McLaren erleidet Desaster

Noch mehr Tristesse herrscht bei McLaren. Dem Traditionsrennstall misslang zum wiederholten Male der Sprung in Q2. "Es ist wirklich hart hier vor meinem Heimpublikum. Man vergisst, in welchem Auto man sitzt, wenn man einsteigt und fährt. Man hofft immer auf mehr Leistung, gerade vor den eigenen Fans", zeigte sich Jenson Button enttäuscht.

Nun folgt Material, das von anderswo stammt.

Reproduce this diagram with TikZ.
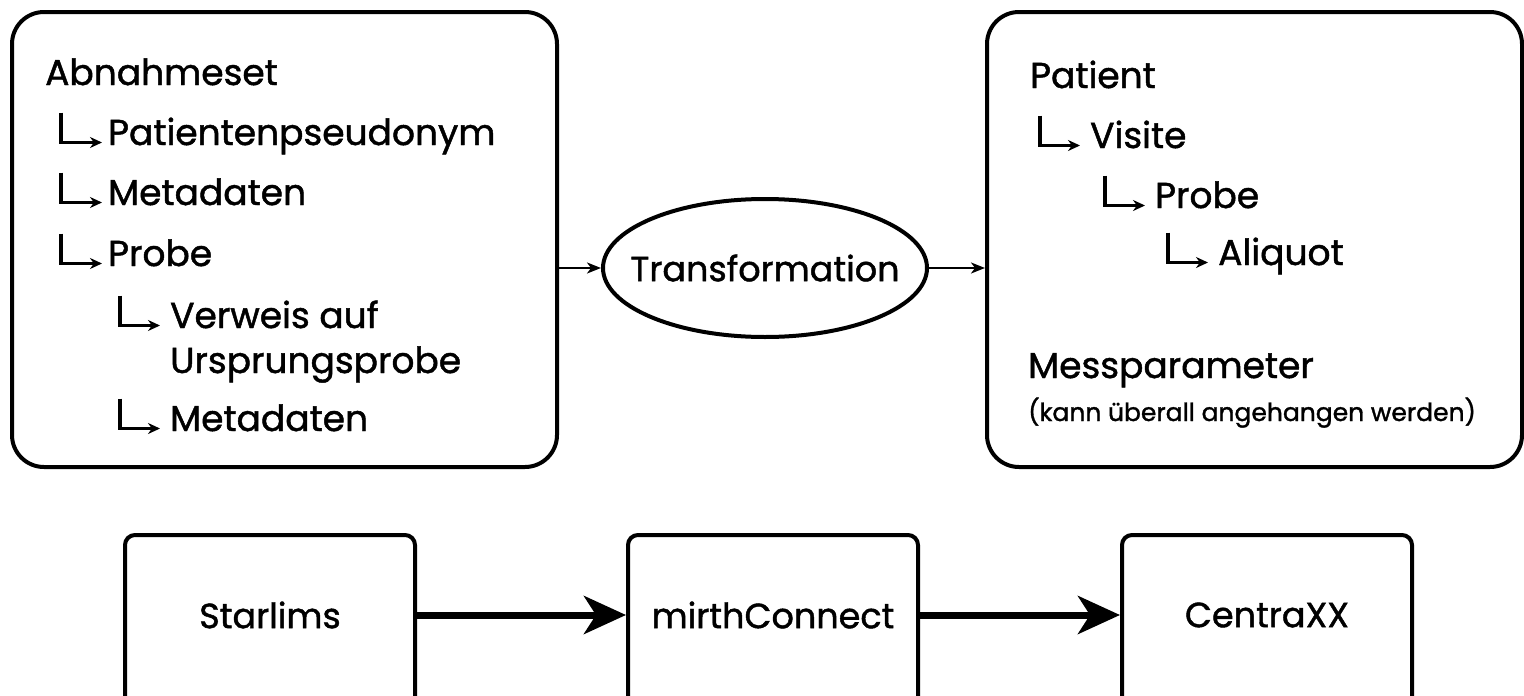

Zu allem Überfluss patzten auch noch die Ingenieure in der Box. Fernando Alonso bekam während der Qualifikation einen Reifen von seinem Teamkollegen auf sein Fahrzeug gezogen. Zum Glück für den Spanier hatten die Stewards Erbarmen und sprachen nur eine Verwarnung aus.

Die Freude wird sich beim zweifachen Weltmeister dennoch in Grenzen halten. Große Erfolge sind mit McLaren derzeit so weit entfernt wie der Silverstone Circuit vom Albert Park in Melbourne. Das einzige Ziel für das Rennen wird "ankommen" lauten.

Hülk will Punkte

Ähnlich sieht es auch bei Manors Will Stevens aus. Der Engländer hat mit dem Hinterbänkler-Team keine großen Ambitionen und wäre wohl schon bei einem teaminternen Sieg glücklich. Ehrgeizigere Ziele wird Nico Hülkenberg im Force India haben. Der Deutsche belegte mit seinem rundum erneuerten Force India den neunten Platz im Qualifying und zeigte sich hochzufrieden.

Force India: Wenn das Spielzeug Ärger macht

"Ich habe es genossen. Es war eine reibungslose Session, die Updates funktionieren gut", sagte Hülkenberg. Dennoch ist sich der Le-Mans-Sieger darüber bewusst, dass der Sonntag zählt: "Um hier mit WM-Punkten abzureisen, müssen wir aber noch etwas tun."

Wie das Rennen auch verlaufen wird: Die englischen Fans werden am Ende wohl Grund zum Jubeln und zum Trauern haben.